Le riflessioni di Parker si ritrovano anche in molte ricerche di artisti contemporanei che hanno approfondito, appunto, la relazione tra il corpo e le macchine. Soprattutto dalla fine degli anni ’60, molti artisti hanno esplorato e utilizzato le tecnologie protesiche sia per fare ironia sull’umanità sia per approfondire le relazioni tra la tecnologia e il corpo umano. Tra le antesignane c’è sicuramente l’artista tedesca Rebecca Horn (1944) che ha iniziato a realizzare quelle che lei chiamava ‘sculture del corpo’: protesi e maschere che estendono e restringono il corpo. Tra le opere più significative Arm Extensions (1968), una scultura che fascia il corpo e fa raschiare il pavimento con gli arti superiori; Pencil Mask (1972) che consente di disegnare con il viso, graffiando entrambe le pareti contemporaneamente.

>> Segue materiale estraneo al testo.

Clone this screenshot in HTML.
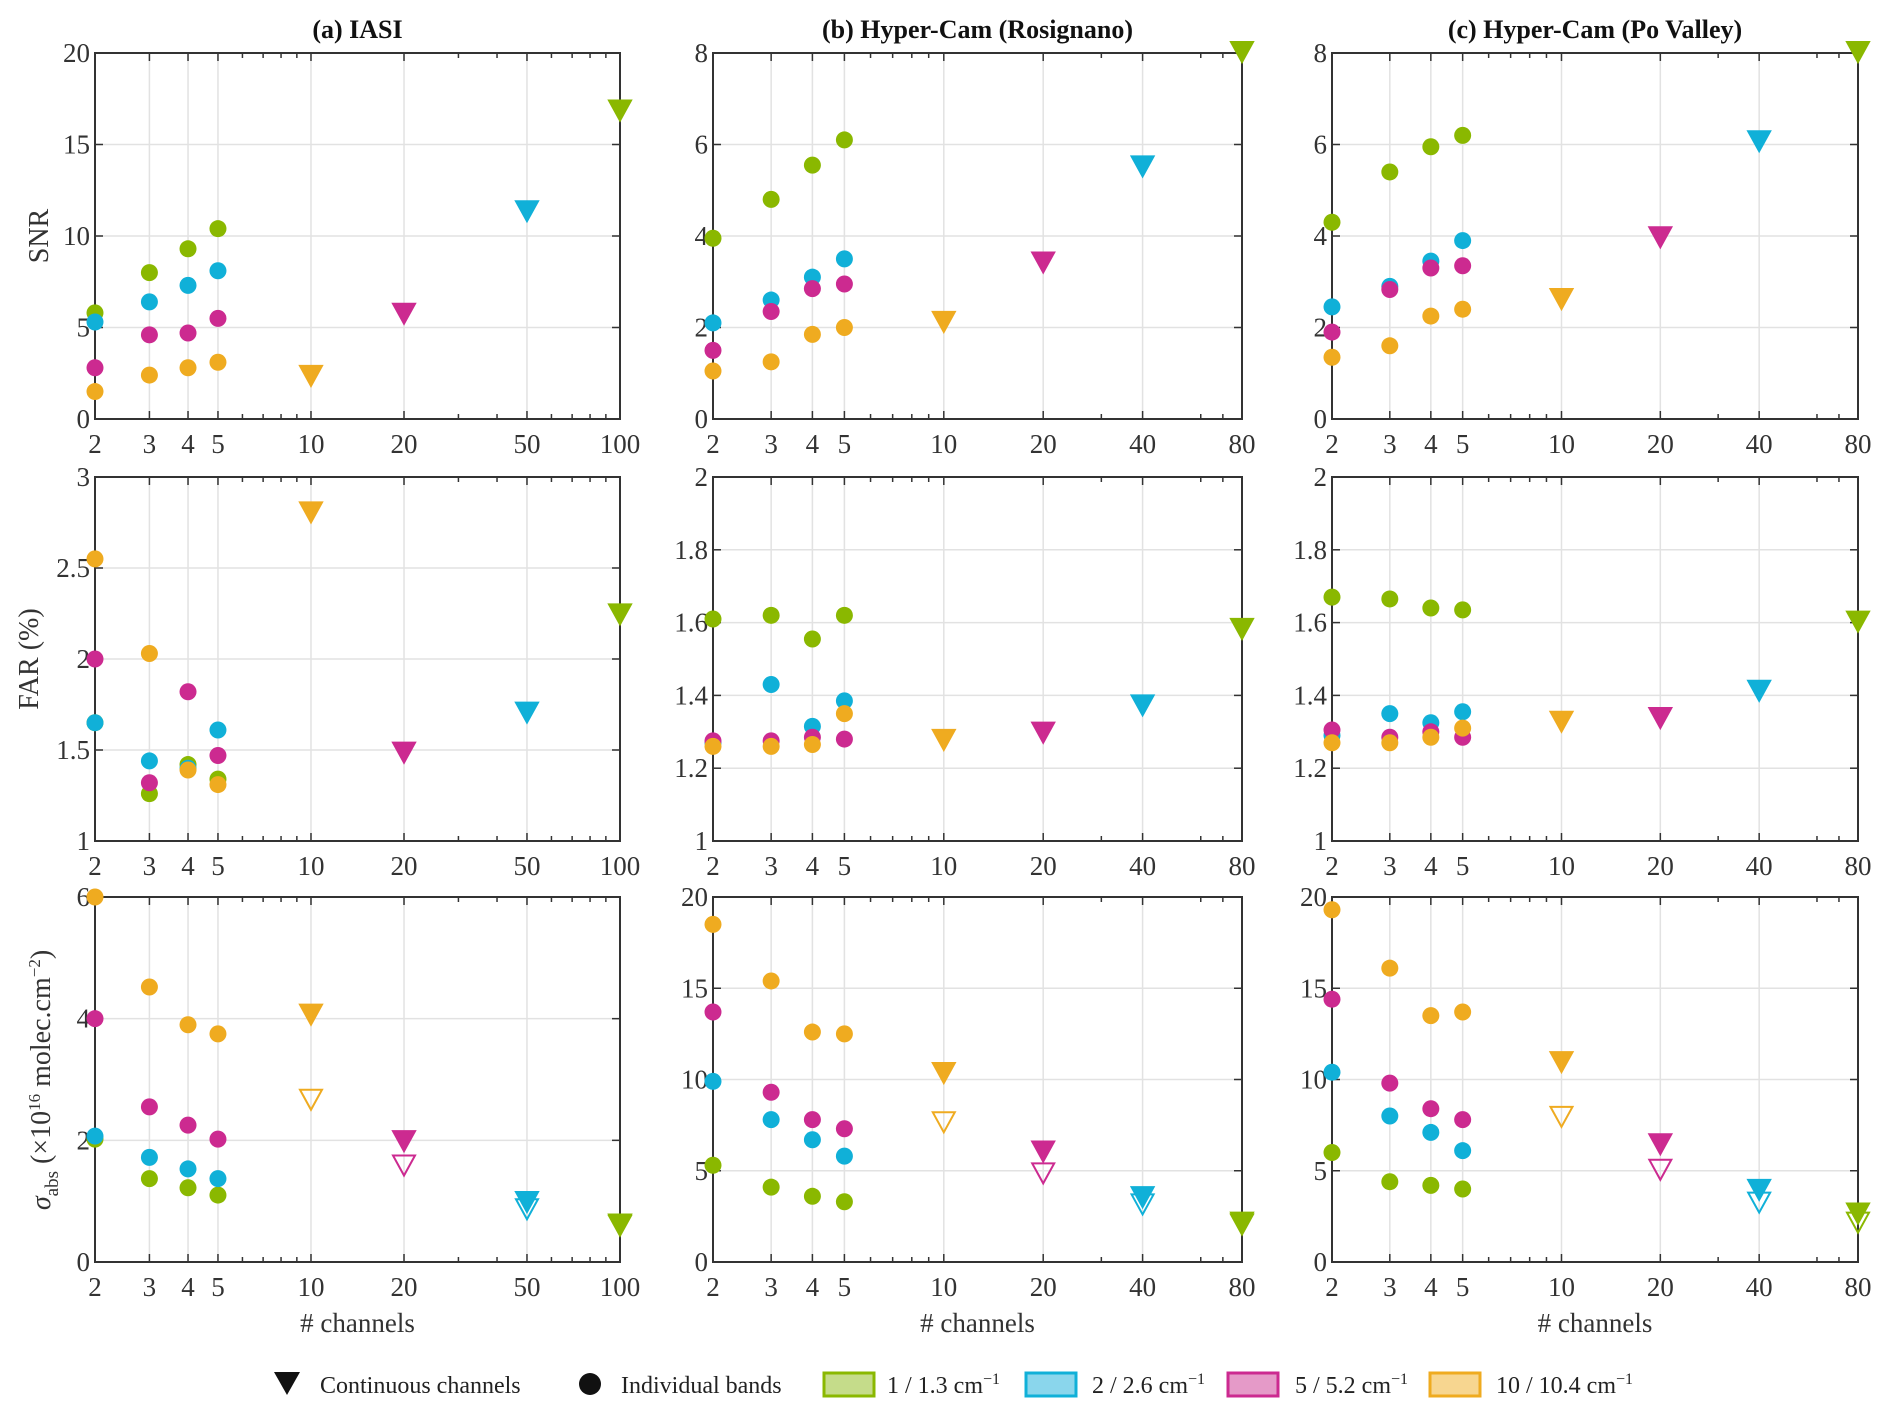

Anche l’artista cipriota Stelarc (1946) ha fatto del connubio uomo-macchina una delle sue peculiarità. Da sempre l’artista lavora sull’artificialità del corpo intesa come territorio di sperimentazione e mezzo con cui mettere alla prova e testare i limiti della componente organica del nostro corpo. La tecnologia è vista come mezzo per amplificare l’azione corporea ed arrivare alla costruzione di un “organismo nuovo”, un cybercorpo, che può allargare l’area dell’esperienza e aprire la strada verso possibilità insperate. Sulla stessa lunghezza d’onda possiamo citare anche le sperimentazioni di Orlan (antesignana degli eccessi della chirurgia estetica che diventano protesi mostruose) e l’immaginario post-umano di Mattew Barney, soprattutto nella saga Cremaster, dove ha approfondito il tema dell’innesto tra corpo e macchina. 

Se ci allarghiamo al post-umano, possiamo citare le immagini provocatorie e allucinate di Cindy Sherman e gli automi splatter di Paul McCarthy, per giungere al corpo fatto a pezzi di Robert Gober: nei suoi lavori Gober evoca il corpo soprattutto attraverso la sua scomparsa e questa pratica raggiunge il suo apice nei senza titolo, che rappresentano parti anatomiche completamente decontestualizzate. 
Tra gli artisti più giovani, invece, un nome su tutti è quello di Jordan Wolfson che con i suoi robot da milioni di dollari, ha conquistato le più importanti gallerie e istituzioni del mondo. La sua installazione Female Figure del 2014 resta tra le opere più inquietanti e iconiche degli ultimi decenni, ma potremmo citare anche il malefico burattino gigante dell’installazione’Colored Sculpture’ (2016). 
Sempre tra gli artisti di ultima generazione, citiamo la coppia degli artisti concettuali cinesi Sun Yuan e Peng Yu che nel 2026 hanno presentato al Museo Guggenheim di NY l’installazione Can’t Help Myself, posizionando un robot industriale con un braccio robotico e con sensori visivi dietro una parete di vetro acrilico, programmato per tentare all’infinito di spazzare un liquido viscoso simile al sangue che continuava a fuoriuscire attorno alla sua base.